Minister of Information, Culture and Tourism, Alhaji Lai Muhammed, Chairman, The Resort Group, Dr. Wale Babalakin (SAN), and others have identified the major problems militating against private investment in Nigeria as inadequate education among government officials about the issues involved in Public-Private Partnership (PPP), lack of legal framework, inconsistent government policies and failure to honour agreements validly entered into.
According to them, until these problems are resolved, there would always be dearth of the expected direct investments, both locally and internationally, which are needed to bring the country’s economy out of the current recession.
Delivering a lecture as the Guest Speaker on “Investment Opportunities in Airport Development for Economic Growth”, at the Quarter Three edition of Aviation Round Table (ART) Breakfast Meeting in Lagos yesterday, Babalakin lamented that the attitude of government officials had continued to scare away private investors.
He said a situation where various past governments, especially the military with their civilian collaborators, destroyed all sectors of the economy with inconsistent policies was what Nigerians were paying for today, adding that “a weak educational system with melancholic decadence of great intellect is affecting the aviation sector and all other sectors of the economy”.
He regretted that since he started investing in aviation sector over one decade ago, 11 ministers had presided over the affairs of the sector with different policies, “which if subjected to critical analysis leads to nothing”.

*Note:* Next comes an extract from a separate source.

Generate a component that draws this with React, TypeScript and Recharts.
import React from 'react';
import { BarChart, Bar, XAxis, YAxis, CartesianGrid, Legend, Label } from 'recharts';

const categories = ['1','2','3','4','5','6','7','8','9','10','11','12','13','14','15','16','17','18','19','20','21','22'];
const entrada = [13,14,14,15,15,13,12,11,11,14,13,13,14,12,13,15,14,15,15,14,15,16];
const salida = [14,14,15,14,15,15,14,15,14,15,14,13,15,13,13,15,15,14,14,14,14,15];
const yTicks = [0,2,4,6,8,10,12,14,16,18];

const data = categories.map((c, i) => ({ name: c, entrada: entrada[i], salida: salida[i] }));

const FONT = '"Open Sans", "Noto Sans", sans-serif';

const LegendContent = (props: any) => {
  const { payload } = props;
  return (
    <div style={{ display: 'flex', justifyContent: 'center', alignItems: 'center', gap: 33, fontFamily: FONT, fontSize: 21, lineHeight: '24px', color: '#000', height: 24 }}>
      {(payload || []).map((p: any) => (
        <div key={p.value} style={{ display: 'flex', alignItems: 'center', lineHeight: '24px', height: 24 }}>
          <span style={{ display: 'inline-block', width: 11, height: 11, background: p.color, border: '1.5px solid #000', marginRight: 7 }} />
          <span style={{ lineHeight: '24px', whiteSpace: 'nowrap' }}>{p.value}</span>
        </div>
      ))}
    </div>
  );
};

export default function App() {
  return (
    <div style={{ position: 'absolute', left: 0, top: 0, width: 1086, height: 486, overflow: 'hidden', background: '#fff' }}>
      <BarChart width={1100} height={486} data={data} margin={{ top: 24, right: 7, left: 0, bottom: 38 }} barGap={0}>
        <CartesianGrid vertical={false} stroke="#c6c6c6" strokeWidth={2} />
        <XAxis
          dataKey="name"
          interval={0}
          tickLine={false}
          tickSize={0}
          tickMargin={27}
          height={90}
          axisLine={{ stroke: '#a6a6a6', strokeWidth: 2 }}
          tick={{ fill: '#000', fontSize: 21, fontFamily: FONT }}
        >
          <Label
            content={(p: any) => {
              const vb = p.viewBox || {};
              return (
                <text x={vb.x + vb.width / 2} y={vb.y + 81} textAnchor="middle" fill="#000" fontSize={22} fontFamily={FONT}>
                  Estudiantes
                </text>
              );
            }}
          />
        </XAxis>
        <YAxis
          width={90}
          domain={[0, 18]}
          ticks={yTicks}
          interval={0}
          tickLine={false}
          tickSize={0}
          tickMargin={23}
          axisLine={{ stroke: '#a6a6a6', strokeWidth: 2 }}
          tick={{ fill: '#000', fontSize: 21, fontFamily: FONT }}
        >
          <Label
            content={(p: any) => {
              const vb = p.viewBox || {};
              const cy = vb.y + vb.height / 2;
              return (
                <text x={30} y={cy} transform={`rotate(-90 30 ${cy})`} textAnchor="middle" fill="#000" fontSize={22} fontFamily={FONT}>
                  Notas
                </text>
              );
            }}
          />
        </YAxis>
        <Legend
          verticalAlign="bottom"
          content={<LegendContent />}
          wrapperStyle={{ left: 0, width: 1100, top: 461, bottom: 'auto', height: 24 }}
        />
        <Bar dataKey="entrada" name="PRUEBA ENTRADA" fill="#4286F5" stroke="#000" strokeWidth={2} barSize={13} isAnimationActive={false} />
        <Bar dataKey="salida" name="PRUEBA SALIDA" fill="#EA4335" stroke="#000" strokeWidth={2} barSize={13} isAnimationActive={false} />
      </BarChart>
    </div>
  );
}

To him, a government, which does not honour its own agreement cannot be taken seriously by investors, even as he advised that at the negotiation stage with an investor, the government must put his best intellectuals forward to do the negotiation “instead of making the investor, who has the agreement, look like the devil because Public-Private Partnership (PPP) projects require 75 per cent of thinking and 25 per cent in implementation”.
While citing the bitter experience of one of his companies, Bi-Courtney Aviation Services Limited (BASL), operators of the first privately-funded airport terminal in Nigeria, MMA2, Babalakin said in an attempt to give the country the best design that can stand the test of time, the company went round the world and came out with what is today the best-managed airport terminal in Nigeria, where a single total blackout had never been recorded in the last 10 years of its operations.
Muhammed, who was the Guest of Honour on the occasion, agreed with Babalakin that there was the need for a legal framework in PPP policy, counselling that government officials also needed to change their approach to agreements validly entered into with any private investor, irrespective of his or her ethnic background or religion, in order to attract the required private investments for the economy.
While describing MMA2 as a proof of what the private investors can do, the minister said, “if MMA2 is an error, it is a good error and I want that kind of error replicated all over Nigeria”.
Others who spoke on the occasion are: the Managing Director/CEO, Air Peace, Chief Allen Onyema and Executive Director, Lagos and South-West, UBA Plc, Mr. Ayoku Liadi.